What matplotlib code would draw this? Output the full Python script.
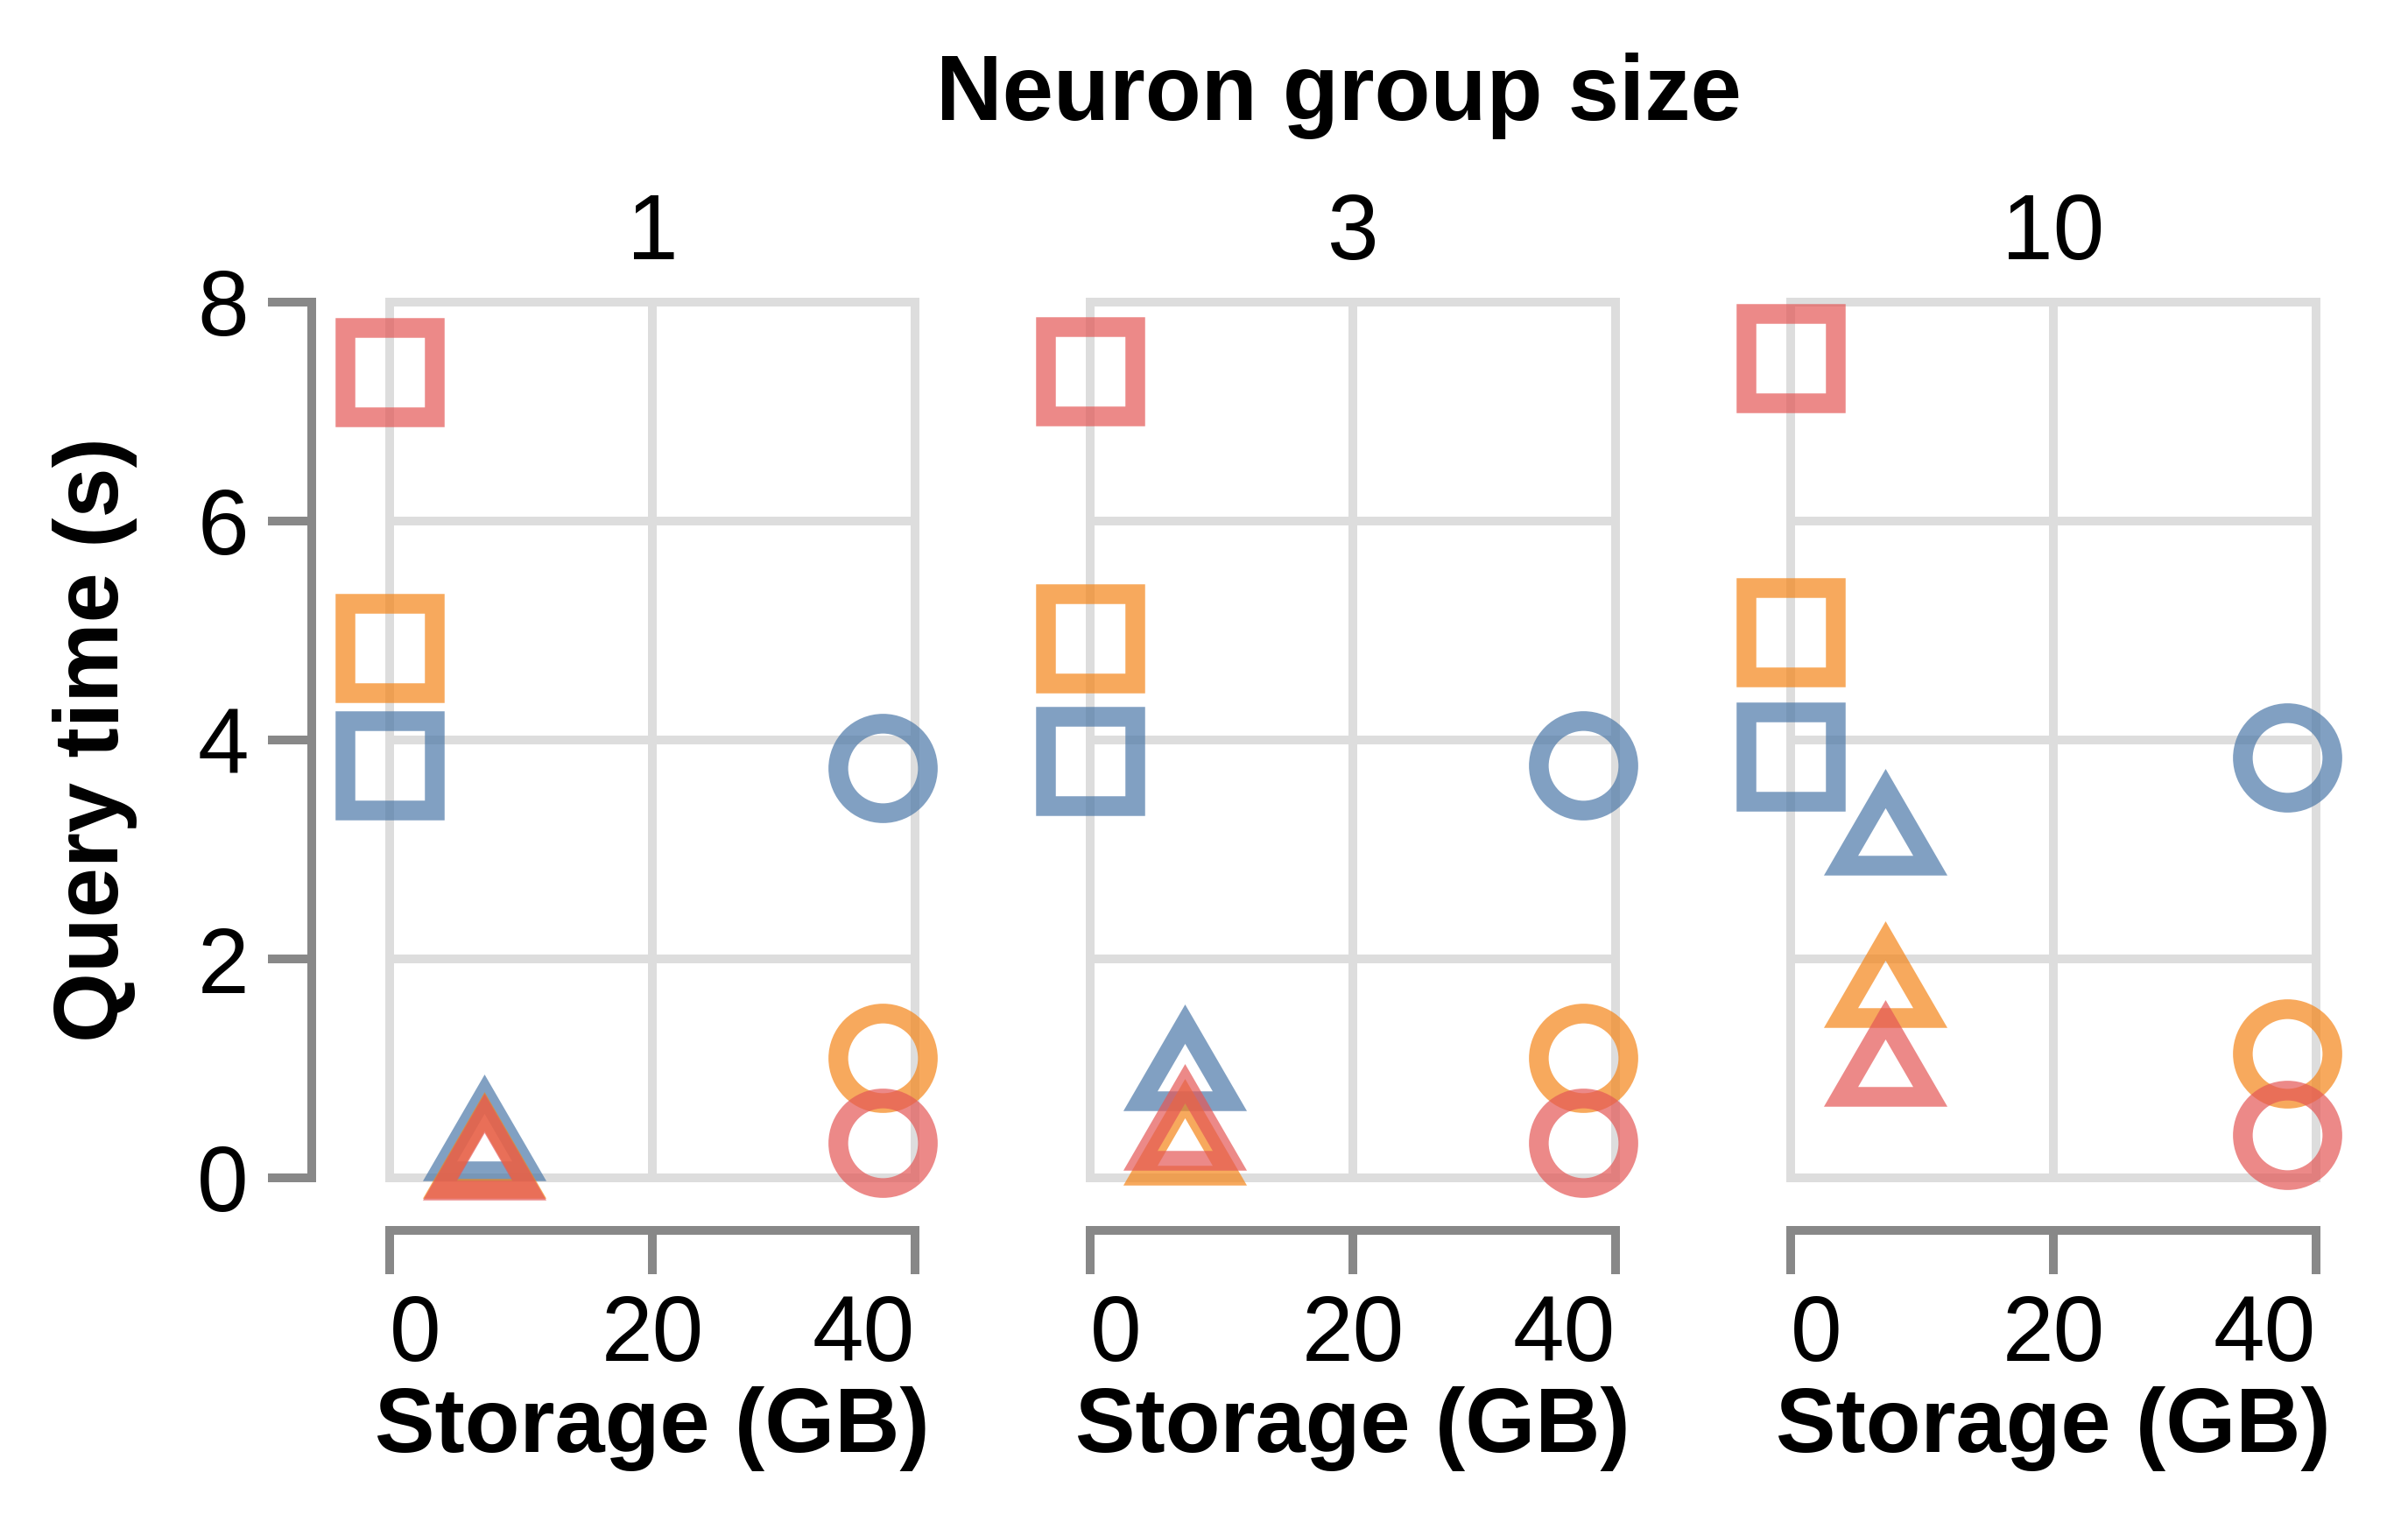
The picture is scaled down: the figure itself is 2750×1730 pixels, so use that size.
import numpy as np
import matplotlib
matplotlib.use("Agg")
import matplotlib.pyplot as plt
from matplotlib.markers import MarkerStyle
from matplotlib.transforms import Affine2D

plt.rcParams["font.family"] = ["Liberation Sans", "DejaVu Sans"]

# facets
group_sizes = [1, 3, 10]

# storage (GB) of each approach
x_square = [0.0, 0.0, 0.0]
x_triangle = [7.2, 7.2, 7.2]
x_circle = [37.5, 37.5, 37.8]

# query time (s), one list per colour, one value per facet
square_blue = [3.77, 3.81, 3.85]
square_orange = [4.84, 4.93, 4.98]
square_red = [7.36, 7.37, 7.49]

triangle_blue = [0.42, 1.06, 3.21]
triangle_orange = [0.26, 0.38, 1.82]
triangle_red = [0.24, 0.51, 1.10]

circle_blue = [3.74, 3.77, 3.84]
circle_orange = [1.10, 1.10, 1.14]
circle_red = [0.32, 0.32, 0.39]

x_ticks = [0, 20, 40]
y_ticks = [0, 2, 4, 6, 8]

colors = {"blue": "#4c78a8", "orange": "#f58518", "red": "#e45756"}

markers = {
    "square": MarkerStyle("s", joinstyle="miter"),
    # equilateral-ish triangle like vega's triangle-up
    "triangle": MarkerStyle("^", joinstyle="miter",
                            transform=Affine2D().scale(1, 0.866)),
    "circle": MarkerStyle("o"),
}

series = [
    ("blue", "square", x_square, square_blue),
    ("blue", "triangle", x_triangle, triangle_blue),
    ("blue", "circle", x_circle, circle_blue),
    ("orange", "square", x_square, square_orange),
    ("orange", "triangle", x_triangle, triangle_orange),
    ("orange", "circle", x_circle, circle_orange),
    ("red", "square", x_square, square_red),
    ("red", "triangle", x_triangle, triangle_red),
    ("red", "circle", x_circle, circle_red),
]

fs = 38
fs_bold = 37
axis_gray = "#888888"
grid_gray = "#dddddd"
lw = 3.6

fig = plt.figure(figsize=(13.75, 8.65), dpi=200)

W, H = 2750, 1730
for i, g in enumerate(group_sizes):
    ax = fig.add_axes([(445 + 800 * i) / W, 385 / H, 600 / W, 1000 / H])
    ax.set_xlim(0, 40)
    ax.set_ylim(0, 8)

    for x in x_ticks:
        ax.axvline(x, color=grid_gray, lw=lw, zorder=0, clip_on=False)
    for y in y_ticks:
        ax.axhline(y, color=grid_gray, lw=lw, zorder=0, clip_on=False)

    for color, shape, xs, ys in series:
        ax.plot(
            [xs[i]], [ys[i]],
            linestyle="none",
            marker=markers[shape],
            markersize=36.8,
            markeredgewidth=8.1,
            markerfacecolor="none",
            markeredgecolor=colors[color],
            alpha=0.7,
            clip_on=False,
            zorder=3,
        )

    for s in ["top", "right"]:
        ax.spines[s].set_visible(False)
    ax.spines["bottom"].set_position(("outward", 21.6))
    ax.spines["bottom"].set_bounds(0, 40)
    ax.spines["bottom"].set_color(axis_gray)
    ax.spines["bottom"].set_linewidth(lw)

    ax.set_xticks(x_ticks)
    ax.set_xticklabels([str(t) for t in x_ticks])
    ax.tick_params(axis="x", direction="out", length=18, width=lw,
                   color=axis_gray, labelsize=fs, pad=8)
    labels = ax.get_xticklabels()
    labels[0].set_horizontalalignment("left")
    labels[-1].set_horizontalalignment("right")

    ax.set_yticks(y_ticks)
    if i == 0:
        ax.spines["left"].set_position(("outward", 32))
        ax.spines["left"].set_bounds(0, 8)
        ax.spines["left"].set_color(axis_gray)
        ax.spines["left"].set_linewidth(lw)
        ax.tick_params(axis="y", direction="out", length=18, width=lw,
                       color=axis_gray, labelsize=fs, pad=8)
    else:
        ax.spines["left"].set_visible(False)
        ax.tick_params(axis="y", left=False, labelleft=False)

    ax.set_title(str(g), fontsize=fs, pad=17.6)

    fig.text((745 + 800 * i) / W, 0.0416, "Storage (GB)", ha="center",
             va="baseline", fontsize=fs_bold, fontweight="bold")

fig.text(0.556, 0.9208, "Neuron group size", ha="center", va="baseline",
         fontsize=37.7, fontweight="bold")
fig.text(0.0396, 0.5116, "Query time (s)", ha="center", va="center",
         rotation=90, fontsize=fs_bold, fontweight="bold")

fig.savefig("out.png", dpi=200)
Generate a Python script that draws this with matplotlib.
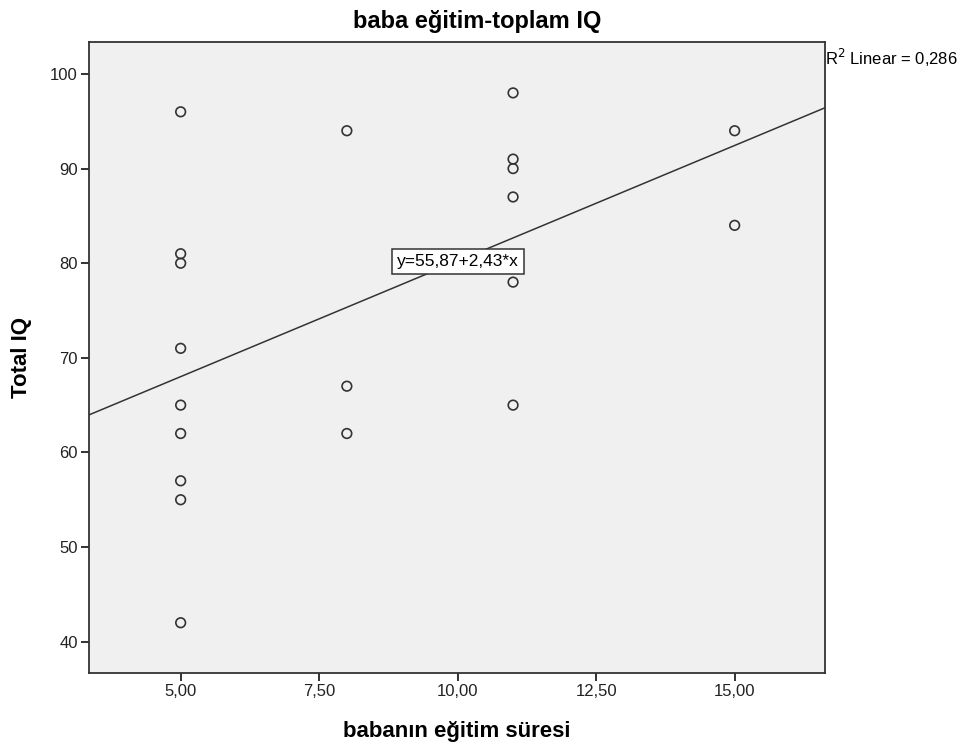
import numpy as np
import matplotlib.pyplot as plt

plt.rcParams['font.family'] = ['Liberation Sans', 'DejaVu Sans']

# babanın eğitim süresi (years) and Total IQ
x_vals = [5, 5, 5, 5, 5, 5, 5, 5, 5,
          8, 8, 8,
          11, 11, 11, 11, 11, 11,
          15, 15]
iq_vals = [96, 81, 80, 71, 65, 62, 57, 55, 42,
           94, 67, 62,
           98, 91, 90, 87, 78, 65,
           94, 84]
x_ticks = [5.0, 7.5, 10.0, 12.5, 15.0]
y_ticks = [40, 50, 60, 70, 80, 90, 100]

# labels as printed by the original output
eq_label = "y=55,87+2,43*x"
r2_label = "R$^2$ Linear = 0,286"

x = np.array(x_vals, dtype=float)
y = np.array(iq_vals, dtype=float)
slope, intercept = np.polyfit(x, y, 1)

fig = plt.figure(figsize=(9.66, 7.47), dpi=100)
ax = fig.add_axes([0.0921, 0.0991, 0.7619, 0.8447])
ax.set_facecolor('#f0f0f0')

ax.scatter(x, y, s=48, facecolors='none', edgecolors='#333333', linewidths=1.2, zorder=3)

xlim = (3.345, 16.63)
xx = np.array(xlim)
ax.plot(xx, intercept + slope * xx, color='#333333', lw=1.1, zorder=2)

ax.set_xlim(*xlim)
ax.set_ylim(36.69, 103.38)
ax.set_xticks(x_ticks)
ax.set_xticklabels([f"{v:.2f}".replace('.', ',') for v in x_ticks])
ax.set_yticks(y_ticks)
ax.tick_params(direction='out', length=6, width=1.3, labelsize=12, colors='#222222', pad=2)

for s in ax.spines.values():
    s.set_color('#333333')
    s.set_linewidth(1.3)

ax.set_title('baba eğitim-toplam IQ', fontsize=17, fontweight='bold', pad=10, x=0.527)
ax.set_xlabel('babanın eğitim süresi', fontsize=16, fontweight='bold', va='center')
ax.xaxis.set_label_coords(0.5, -0.0935)
ax.set_ylabel('Total IQ', fontsize=16, fontweight='bold', va='center')
ax.yaxis.set_label_coords(-0.091, 0.5)

ax.text(10.0, 80.2, eq_label, ha='center', va='center', fontsize=12.5, zorder=4,
        bbox=dict(boxstyle='square,pad=0.3', facecolor='white', edgecolor='#333333', lw=1.1))

fig.text(0.854, 0.9224, r2_label, fontsize=12, ha='left', va='center')

fig.savefig('out.png', dpi=100, facecolor='white')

━━━━━━━━

Exercise aim: The records above should be reproduced exactly, with no pictures included.

Answer to this task:
What matplotlib code would draw this? Output the full Python script.
The picture is scaled down: the figure itself is 2750×1730 pixels, so use that size.
import numpy as np
import matplotlib
matplotlib.use("Agg")
import matplotlib.pyplot as plt
from matplotlib.markers import MarkerStyle
from matplotlib.transforms import Affine2D

plt.rcParams["font.family"] = ["Liberation Sans", "DejaVu Sans"]

# facets
group_sizes = [1, 3, 10]

# storage (GB) of each approach
x_square = [0.0, 0.0, 0.0]
x_triangle = [7.2, 7.2, 7.2]
x_circle = [37.5, 37.5, 37.8]

# query time (s), one list per colour, one value per facet
square_blue = [3.77, 3.81, 3.85]
square_orange = [4.84, 4.93, 4.98]
square_red = [7.36, 7.37, 7.49]

triangle_blue = [0.42, 1.06, 3.21]
triangle_orange = [0.26, 0.38, 1.82]
triangle_red = [0.24, 0.51, 1.10]

circle_blue = [3.74, 3.77, 3.84]
circle_orange = [1.10, 1.10, 1.14]
circle_red = [0.32, 0.32, 0.39]

x_ticks = [0, 20, 40]
y_ticks = [0, 2, 4, 6, 8]

colors = {"blue": "#4c78a8", "orange": "#f58518", "red": "#e45756"}

markers = {
    "square": MarkerStyle("s", joinstyle="miter"),
    # equilateral-ish triangle like vega's triangle-up
    "triangle": MarkerStyle("^", joinstyle="miter",
                            transform=Affine2D().scale(1, 0.866)),
    "circle": MarkerStyle("o"),
}

series = [
    ("blue", "square", x_square, square_blue),
    ("blue", "triangle", x_triangle, triangle_blue),
    ("blue", "circle", x_circle, circle_blue),
    ("orange", "square", x_square, square_orange),
    ("orange", "triangle", x_triangle, triangle_orange),
    ("orange", "circle", x_circle, circle_orange),
    ("red", "square", x_square, square_red),
    ("red", "triangle", x_triangle, triangle_red),
    ("red", "circle", x_circle, circle_red),
]

fs = 38
fs_bold = 37
axis_gray = "#888888"
grid_gray = "#dddddd"
lw = 3.6

fig = plt.figure(figsize=(13.75, 8.65), dpi=200)

W, H = 2750, 1730
for i, g in enumerate(group_sizes):
    ax = fig.add_axes([(445 + 800 * i) / W, 385 / H, 600 / W, 1000 / H])
    ax.set_xlim(0, 40)
    ax.set_ylim(0, 8)

    for x in x_ticks:
        ax.axvline(x, color=grid_gray, lw=lw, zorder=0, clip_on=False)
    for y in y_ticks:
        ax.axhline(y, color=grid_gray, lw=lw, zorder=0, clip_on=False)

    for color, shape, xs, ys in series:
        ax.plot(
            [xs[i]], [ys[i]],
            linestyle="none",
            marker=markers[shape],
            markersize=36.8,
            markeredgewidth=8.1,
            markerfacecolor="none",
            markeredgecolor=colors[color],
            alpha=0.7,
            clip_on=False,
            zorder=3,
        )

    for s in ["top", "right"]:
        ax.spines[s].set_visible(False)
    ax.spines["bottom"].set_position(("outward", 21.6))
    ax.spines["bottom"].set_bounds(0, 40)
    ax.spines["bottom"].set_color(axis_gray)
    ax.spines["bottom"].set_linewidth(lw)

    ax.set_xticks(x_ticks)
    ax.set_xticklabels([str(t) for t in x_ticks])
    ax.tick_params(axis="x", direction="out", length=18, width=lw,
                   color=axis_gray, labelsize=fs, pad=8)
    labels = ax.get_xticklabels()
    labels[0].set_horizontalalignment("left")
    labels[-1].set_horizontalalignment("right")

    ax.set_yticks(y_ticks)
    if i == 0:
        ax.spines["left"].set_position(("outward", 32))
        ax.spines["left"].set_bounds(0, 8)
        ax.spines["left"].set_color(axis_gray)
        ax.spines["left"].set_linewidth(lw)
        ax.tick_params(axis="y", direction="out", length=18, width=lw,
                       color=axis_gray, labelsize=fs, pad=8)
    else:
        ax.spines["left"].set_visible(False)
        ax.tick_params(axis="y", left=False, labelleft=False)

    ax.set_title(str(g), fontsize=fs, pad=17.6)

    fig.text((745 + 800 * i) / W, 0.0416, "Storage (GB)", ha="center",
             va="baseline", fontsize=fs_bold, fontweight="bold")

fig.text(0.556, 0.9208, "Neuron group size", ha="center", va="baseline",
         fontsize=37.7, fontweight="bold")
fig.text(0.0396, 0.5116, "Query time (s)", ha="center", va="center",
         rotation=90, fontsize=fs_bold, fontweight="bold")

fig.savefig("out.png", dpi=200)
Generate a Python script that draws this with matplotlib.
import numpy as np
import matplotlib.pyplot as plt

plt.rcParams['font.family'] = ['Liberation Sans', 'DejaVu Sans']

# babanın eğitim süresi (years) and Total IQ
x_vals = [5, 5, 5, 5, 5, 5, 5, 5, 5,
          8, 8, 8,
          11, 11, 11, 11, 11, 11,
          15, 15]
iq_vals = [96, 81, 80, 71, 65, 62, 57, 55, 42,
           94, 67, 62,
           98, 91, 90, 87, 78, 65,
           94, 84]
x_ticks = [5.0, 7.5, 10.0, 12.5, 15.0]
y_ticks = [40, 50, 60, 70, 80, 90, 100]

# labels as printed by the original output
eq_label = "y=55,87+2,43*x"
r2_label = "R$^2$ Linear = 0,286"

x = np.array(x_vals, dtype=float)
y = np.array(iq_vals, dtype=float)
slope, intercept = np.polyfit(x, y, 1)

fig = plt.figure(figsize=(9.66, 7.47), dpi=100)
ax = fig.add_axes([0.0921, 0.0991, 0.7619, 0.8447])
ax.set_facecolor('#f0f0f0')

ax.scatter(x, y, s=48, facecolors='none', edgecolors='#333333', linewidths=1.2, zorder=3)

xlim = (3.345, 16.63)
xx = np.array(xlim)
ax.plot(xx, intercept + slope * xx, color='#333333', lw=1.1, zorder=2)

ax.set_xlim(*xlim)
ax.set_ylim(36.69, 103.38)
ax.set_xticks(x_ticks)
ax.set_xticklabels([f"{v:.2f}".replace('.', ',') for v in x_ticks])
ax.set_yticks(y_ticks)
ax.tick_params(direction='out', length=6, width=1.3, labelsize=12, colors='#222222', pad=2)

for s in ax.spines.values():
    s.set_color('#333333')
    s.set_linewidth(1.3)

ax.set_title('baba eğitim-toplam IQ', fontsize=17, fontweight='bold', pad=10, x=0.527)
ax.set_xlabel('babanın eğitim süresi', fontsize=16, fontweight='bold', va='center')
ax.xaxis.set_label_coords(0.5, -0.0935)
ax.set_ylabel('Total IQ', fontsize=16, fontweight='bold', va='center')
ax.yaxis.set_label_coords(-0.091, 0.5)

ax.text(10.0, 80.2, eq_label, ha='center', va='center', fontsize=12.5, zorder=4,
        bbox=dict(boxstyle='square,pad=0.3', facecolor='white', edgecolor='#333333', lw=1.1))

fig.text(0.854, 0.9224, r2_label, fontsize=12, ha='left', va='center')

fig.savefig('out.png', dpi=100, facecolor='white')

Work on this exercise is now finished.